Eurodisco (also spelled as Euro disco) is a genre of electronic dance music that evolved from disco in the middle 1970s. The term "Eurodisco" first appeared in magazines geared towards popular music and was used by the UK magazine Blues & Soul to describe the music of Boney M. Music producers such as Giorgio Moroder, Frank Farian and Michael Kunze (Silver Convention) are credited as pioneers of the genre. The genre is considered to be one of the earliest forms of electronic dance music, as well as being as a precursor to later electronic music genres.
==History==
The term "Euro-disco" was used during the mid-1970s to describe the non-UK based disco productions and artists such as D.D. Sound, West Germany groups Arabesque, Boney M., Dschinghis Khan and Silver Convention, the Munich-based production trio Giorgio Moroder, Donna Summer and Pete Bellotte, the Italian singer Gino Soccio, French artists Amanda Lear, Dalida, Cerrone, Hot Blood, Banzai (single "Viva America") and Ottawan, Dutch groups Luv' and Eurovision song contest winners Teach-In. In Spain, disco took off after the death of Francisco Franco in 1975, with Baccara. Swedish group ABBA gained the big hit "Dancing Queen". 1970s Eurodisco soon had spinoffs and variations. The most notable spin-off is space disco. Another popular variation, with no specific name, appeared in the late 1970s: a "Latin"-like sound added to the genre, which can be heard in Italy's Raffaella Carrà, La Bionda (D. D. Sound), Easy Going and France's Gibson Brothers.

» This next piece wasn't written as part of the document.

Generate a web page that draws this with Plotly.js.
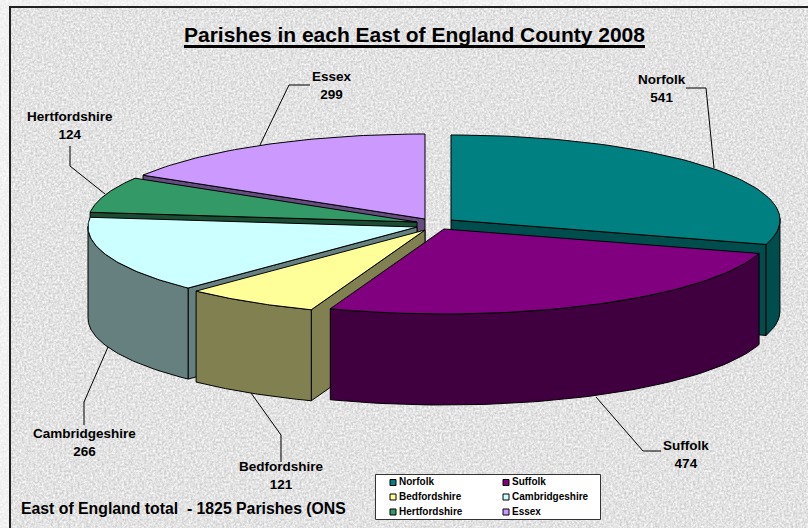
<!DOCTYPE html>
<html>
<head>
<meta charset="utf-8">
<script src="https://cdn.plot.ly/plotly-3.0.1.min.js"></script>
<style>
html,body{margin:0;padding:0;width:808px;height:528px;overflow:hidden;background:#ececec}
#outer,#inner,#chart{position:absolute}
#outer{left:0;top:0;width:808px;height:528px}
#inner{left:9px;top:6px;width:799px;height:522px}
#chart{left:0;top:0;width:808px;height:528px}
</style>
</head>
<body>
<div id="outer"></div>
<div id="inner"></div>
<div id="chart"></div>
<script>
// ---- data ----
const categories = ['Norfolk','Suffolk','Bedfordshire','Cambridgeshire','Hertfordshire','Essex'];
const parishes   = [541,474,121,266,124,299];
const topColors  = ['#008080','#800080','#FFFF99','#CCFFFF','#339966','#CC99FF'];
const wallColors = ['#004D4D','#400040','#808050','#668080','#1A4D33','#664D80'];
// ---- geometry of the tilted, exploded pie ----
const apexX = [451,444,425,417,417,425];
const apexY = [220,229,230,227,222,219];
const radiusX = 329, radiusY = 85, depth = 91;
const drawOrder = [5,4,0,3,2,1];
const labelX = [661.5,686,281,84,70,332];
const labelY = [88.5,454,475,442,125,85];
const leaderX = [[686,706,714],[661,643,596],[281,281,251],[84,84,108],[70,70,105],[310,289,260]];
const leaderY = [[88,88,168],[451,451,397],[462,435,393],[425,402,347],[146,166,194],[85,85,145]];
const legendX = [393,506,393,506,393,506];
const legendTextX = [399,512,399,512,399,512];
const legendY = [482.5,482.5,497,497,512,512];

const total = parishes.reduce((a,b)=>a+b,0);
const traces = [];
const lineStyle = {color:'#000',width:1};
function poly(xs,ys,color){
  traces.push({type:'scatter',mode:'lines',x:xs.concat(xs[0]),y:ys.concat(ys[0]),fill:'toself',
    fillcolor:color,line:lineStyle,hoverinfo:'skip',showlegend:false});
}
let acc = 0;
const spans = parishes.map(v=>{const a=acc/total*2*Math.PI; acc+=v; return [a,acc/total*2*Math.PI];});
function arcPts(i){
  const [a0,a1]=spans[i], n=60, xs=[], ys=[];
  for(let k=0;k<=n;k++){const t=a0+(a1-a0)*k/n;
    xs.push(apexX[i]+radiusX*Math.sin(t)); ys.push(apexY[i]-radiusY*Math.cos(t));}
  return {xs,ys};
}
drawOrder.forEach(i=>{
  const {xs,ys}=arcPts(i), cx=apexX[i], cy=apexY[i], n=xs.length-1, c=wallColors[i];
  // radial cut faces, only where they face the viewer
  if(Math.sin(spans[i][0])<-1e-6) poly([cx,xs[0],xs[0],cx],[cy,ys[0],ys[0]+depth,cy+depth],c);
  if(Math.sin(spans[i][1])>1e-6) poly([cx,xs[n],xs[n],cx],[cy,ys[n],ys[n]+depth,cy+depth],c);
  // outer wall: only the part facing the viewer
  const fx=[],fy=[];
  xs.forEach((x,k)=>{ if(Math.cos(spans[i][0]+(spans[i][1]-spans[i][0])*k/n)<=0.02){fx.push(x);fy.push(ys[k]);} });
  if(fx.length>1) poly(fx.concat(fx.slice().reverse()),fy.concat(fy.slice().reverse().map(y=>y+depth)),c);
  // top
  poly([cx].concat(xs),[cy].concat(ys),topColors[i]);
});
// leader lines
categories.forEach((c,i)=>traces.push({type:'scatter',mode:'lines',x:leaderX[i],y:leaderY[i],
  line:{color:'#000',width:1},hoverinfo:'skip',showlegend:false}));
// legend swatches and names
const font='Liberation Sans, Arial, sans-serif';
traces.push({type:'scatter',mode:'markers',x:legendX,y:legendY,
  marker:{symbol:'square',size:6,color:topColors,line:{color:'#000',width:1}},hoverinfo:'skip',showlegend:false,cliponaxis:false});
traces.push({type:'scatter',mode:'text',x:legendTextX,y:legendY,text:categories,
  textposition:'middle right',textfont:{family:font,size:10,color:'#000',weight:700},hoverinfo:'skip',showlegend:false,cliponaxis:false});

const annotations = categories.map((c,i)=>({xref:'x',yref:'y',x:labelX[i],y:labelY[i],showarrow:false,
  text:'<b>'+c+'</b><br><b>'+parishes[i]+'</b>',align:'center',xanchor:'center',yanchor:'middle',
  font:{family:font,size:13.5,color:'#000'}}));
annotations.push({xref:'x',yref:'y',x:414.5,y:34,showarrow:false,xanchor:'center',yanchor:'middle',
  text:'<b>Parishes in each East of England County 2008</b>',font:{family:font,size:21,color:'#000'}});
annotations.push({xref:'x',yref:'y',x:19,y:508,showarrow:false,xanchor:'left',yanchor:'middle',
  text:'<b>East of England total  - 1825 Parishes (ONS</b>',font:{family:font,size:15.8,color:'#000'}});

const shapes = [
  {type:'rect',xref:'x',yref:'y',x0:10,x1:830,y0:7,y1:560,line:{color:'#222',width:2},fillcolor:'rgba(0,0,0,0)',layer:'below'},
  {type:'rect',xref:'x',yref:'y',x0:375.5,x1:600.5,y0:474.5,y1:519.5,line:{color:'#333',width:1},fillcolor:'#fff',layer:'below'},
  {type:'line',xref:'x',yref:'y',x0:184,x1:645,y0:46.5,y1:46.5,line:{color:'#000',width:3},layer:'above'}
];
Plotly.newPlot('chart',traces,{
  width:808,height:528,margin:{l:0,r:0,t:0,b:0},
  paper_bgcolor:'rgba(0,0,0,0)',plot_bgcolor:'rgba(0,0,0,0)',showlegend:false,
  xaxis:{range:[0,808],visible:false,fixedrange:true},
  yaxis:{range:[528,0],visible:false,fixedrange:true},
  annotations,shapes
},{displayModeBar:false,staticPlot:true});

// granite paper background
function grain(lo,slope){
  const svg="<svg xmlns='http://www.w3.org/2000/svg' width='808' height='528'><filter id='n' x='0' y='0' width='100%' height='100%' color-interpolation-filters='sRGB'>"+
  "<feTurbulence type='fractalNoise' baseFrequency='0.45' numOctaves='2' seed='4'/>"+
  "<feColorMatrix type='matrix' values='1 0 0 0 0 1 0 0 0 0 1 0 0 0 0 0 0 0 0 1'/>"+
  "<feComponentTransfer><feFuncR type='linear' slope='"+slope+"' intercept='"+lo+"'/><feFuncG type='linear' slope='"+slope+"' intercept='"+lo+"'/><feFuncB type='linear' slope='"+slope+"' intercept='"+lo+"'/></feComponentTransfer>"+
  "</filter><rect width='808' height='528' filter='url(#n)'/></svg>";
  return 'url("data:image/svg+xml,'+encodeURIComponent(svg)+'")';
}
document.getElementById('outer').style.backgroundImage=grain(0.89,0.12);
document.getElementById('inner').style.backgroundImage=grain(0.74,0.3);
</script>
</body>
</html>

German pop duo Modern Talking was an icon of Eurodisco between 1985–1987 and became the most successful Eurodisco project. That style became very popular in Eastern Europe and remained popular until the early 1990s. Next to the numerous productions of Modern Talking member Dieter Bohlen, further German-based group and artists including Arabesque, Sandra, C. C. Catch, Bad Boys Blue, and Fancy enjoyed international success. In Poland, disco polo, a local music genre relying heavily on Eurodisco was developed at the verge of the '80s and '90s. Meanwhile, a sped-up version of Eurodisco with dance-pop elements also became successful in the US, under the term "hi-NRG".

By the early 1990s, Eurodisco was influenced by the emergence of genres such as house, acid house and the electro music styles, and replaced (or evolved) by other music styles. Technically, the last form of Eurodisco is French house, a music style that appeared in France during the mid-1990s and slowly became widespread in Europe. French house is more of a "back to the roots" music style with 1970s Eurodisco influences.

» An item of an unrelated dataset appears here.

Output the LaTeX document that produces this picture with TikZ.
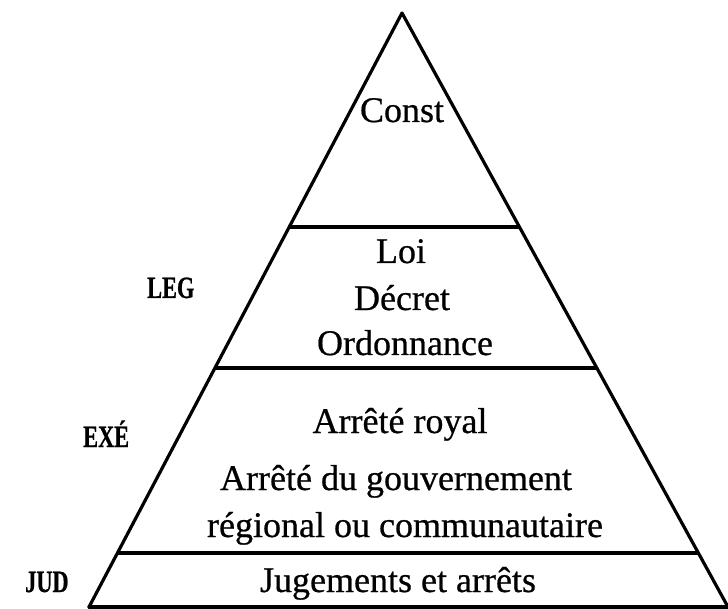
\documentclass[tikz,border=0pt]{standalone}
\usepackage{fontspec}
\setmainfont{Liberation Serif}
\newfontfamily\lvlfont{Liberation Serif}[FakeBold=0.6]
\newfontfamily\condbold{Liberation Serif Bold}[FakeStretch=0.72,FakeBold=0.6]
\usetikzlibrary{calc}
\begin{document}
\begin{tikzpicture}[x=1pt,y=-1pt,
  side/.style={line width=3.2pt,line cap=round,line join=round},
  levelline/.style={line width=4pt},
  lvl/.style={anchor=base,inner sep=0pt,font=\fontsize{36}{40}\lvlfont},
  tag/.style={anchor=base west,inner sep=0pt,font=\fontsize{31}{34}\condbold}]
\useasboundingbox[fill=white] (0,0) rectangle (728,609);
\coordinate (apex) at (402,13);
\coordinate (bl) at (89,607);
\coordinate (br) at (728,607);
\draw[side] (bl) -- (apex) -- (br);
\draw[side] (bl) -- (br);
\coordinate (l1) at ($(apex)!0.3603!(bl)$);
\coordinate (r1) at ($(apex)!0.3603!(br)$);
\coordinate (l2) at ($(apex)!0.5976!(bl)$);
\coordinate (r2) at ($(apex)!0.5976!(br)$);
\coordinate (l3) at ($(apex)!0.9091!(bl)$);
\coordinate (r3) at ($(apex)!0.9091!(br)$);
\draw[levelline] (l1) -- (r1);
\draw[levelline] (l2) -- (r2);
\draw[levelline] (l3) -- (r3);
\node[lvl] (const) at (402,122) {Const};
\node[lvl] (loi) at (401,263) {Loi};
\node[lvl] (decret) at (402,310) {Décret};
\node[lvl] (ordo) at (405,355) {Ordonnance};
\node[lvl] (aroyal) at (400,433) {Arrêté royal};
\node[lvl] (agouv) at (396,490) {Arrêté du gouvernement};
\node[lvl] (regio) at (405,537) {régional ou communautaire};
\node[lvl] (jug) at (398,592) {Jugements et arrêts};
\node[tag] (leg) at (147,298) {LEG};
\node[tag] (exe) at (83,447) {EXÉ};
\node[tag] (jud) at (25,592) {JUD};
\end{tikzpicture}
\end{document}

==Influence outside Europe==
The influence of Eurodisco had infiltrated dance and pop in the U.S. by 1983, as European producers and songwriters inspired a new generation of American performers. While in the U.S. disco had been declared "dead" due to backlash in 1979, subsequent European-derived successes crossing the boundaries of rock, pop, and dance, such as "Call Me" by Blondie and "Gloria" by Laura Branigan, ushered in a new era of American-fronted dance music. Branigan (produced by German producer Jack White) moved deeper into the Eurodisco style for further hits, alongside Giorgio Moroder-produced U.S. acts Berlin and Irene Cara. By 1984, musicians from many countries had begun to produce Eurodisco songs.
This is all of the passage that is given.